Unicode organizes characters into 17 planes of 65,536 code points each:
- Plane 0 (BMP) — Basic Multilingual Plane: most common characters (Latin, Chinese, Arabic, etc.)
- Plane 1 (SMP) — Supplementary: emoji, historic scripts, musical notation
- Plane 2 (SIP) — Supplementary Ideographic: rare CJK characters
- Planes 3-16 — Reserved for future use
Unicode defines WHAT characters exist. How they are stored as bytes is determined by the encoding (UTF-8, UTF-16, or UTF-32).
UTF-8
UTF-8 (Unicode Transformation Format - 8 bit) is the dominant encoding on the web, used by over 98% of websites. It is a variable-length encoding that uses 1 to 4 bytes per character:
| Bytes | Code Point Range | Characters |
|---|---|---|
| 1 byte | U+0000 to U+007F | ASCII (English, digits, basic punctuation) |
| 2 bytes | U+0080 to U+07FF | Latin extensions, Greek, Cyrillic, Arabic, Hebrew |
| 3 bytes | U+0800 to U+FFFF | Chinese, Japanese, Korean, most BMP characters |
| 4 bytes | U+10000 to U+10FFFF | Emoji, historic scripts, rare characters |
Key advantages of UTF-8:
- Backward compatible with ASCII — Any valid ASCII text is also valid UTF-8
- No byte order issues — Unlike UTF-16, no BOM needed
- Self-synchronizing — You can find character boundaries by looking at any byte
- Space efficient for Latin text — English uses 1 byte per character, same as ASCII
UTF-8 vs UTF-16 vs UTF-32
| Feature | UTF-8 | UTF-16 | UTF-32 |
|---|---|---|---|
| Bytes per char | 1-4 | 2-4 | 4 |
| ASCII compatible | Yes | No | No |
| English text size | 1x | 2x | 4x |
| CJK text size | 3x | 2x | 4x |
| Byte order issues | No | Yes (BOM) | Yes (BOM) |
| Used by | Web, Linux, macOS | Windows, Java, .NET | Internal processing |
Mojibake and Encoding Problems
Mojibake (文字化け, from Japanese "character transformation") is garbled text caused by encoding mismatches. Common examples:
| Original | Mojibake | Cause |
|---|---|---|
| café | café | UTF-8 read as Latin-1 |
| 日本語 | 日本語 | UTF-8 read as Latin-1 |
| naïve | naïve | UTF-8 read as ASCII |
To fix encoding issues: identify the original encoding, then re-decode correctly. In Python: text.encode('latin-1').decode('utf-8'). Use our Unicode Converter to inspect character code points.
Encoding in HTML
Always declare encoding in your HTML:
<meta charset="UTF-8">
This must be within the first 1024 bytes of the document. Place it as the first element in <head>. Without it, browsers guess the encoding, which can cause mojibake.

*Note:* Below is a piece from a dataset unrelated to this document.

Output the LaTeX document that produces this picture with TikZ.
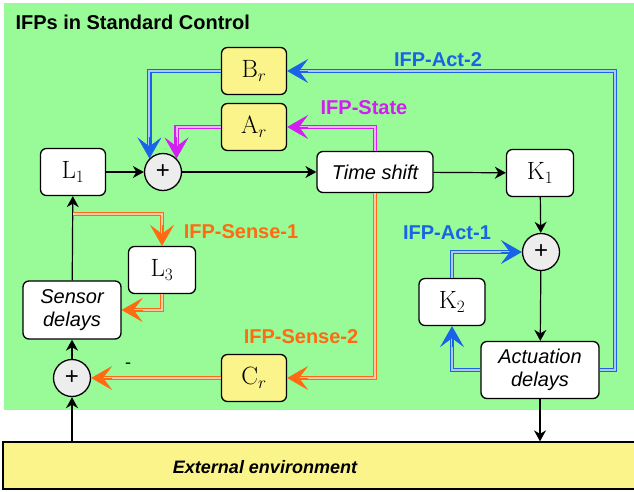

For special characters, you can use HTML entities: & for &, < for <, © for ©. But with UTF-8, you can type most characters directly.
Encoding in Programming
Python
# Python 3 strings are Unicode by default
text = "café"
encoded = text.encode('utf-8') # b'caf\xc3\xa9'
decoded = encoded.decode('utf-8') # 'café'
# Read file with specific encoding
with open('file.txt', encoding='utf-8') as f:
content = f.read()
JavaScript
// TextEncoder/TextDecoder API
const encoder = new TextEncoder(); // UTF-8 by default
const bytes = encoder.encode("café"); // Uint8Array
const decoder = new TextDecoder('utf-8');
const text = decoder.decode(bytes); // "café"
Base64 Encoding
Base64 encodes binary data as ASCII text using 64 characters (A-Z, a-z, 0-9, +, /). It is not encryption — it is encoding for safe transport.
Common uses: email attachments (MIME), data URIs in CSS/HTML, JWT tokens, API payloads. Base64 increases size by approximately 33%.
Use our Base64 Text tool to encode and decode Base64.
Frequently Asked Questions
What is the difference between Unicode and UTF-8?
Unicode is a character set that assigns a unique number to every character. UTF-8 is an encoding that defines how those numbers are stored as bytes. Unicode defines WHAT; UTF-8 defines HOW.
Why should I use UTF-8?
UTF-8 is backward compatible with ASCII, supports all Unicode characters, is the dominant encoding on the web (98%+), and is space-efficient for Latin text.
What causes mojibake?
Mojibake occurs when text is decoded with a different encoding than it was encoded with. For example, UTF-8 text decoded as Latin-1 turns "café" into "café".
What is Base64 encoding used for?
Base64 encodes binary data as ASCII text for safe transport in text-based protocols like email, URLs, and JSON. It increases size by about 33%.
How do I set encoding in HTML?
Add <meta charset="UTF-8"> as the first element in your <head> tag. Always use UTF-8 for new web pages.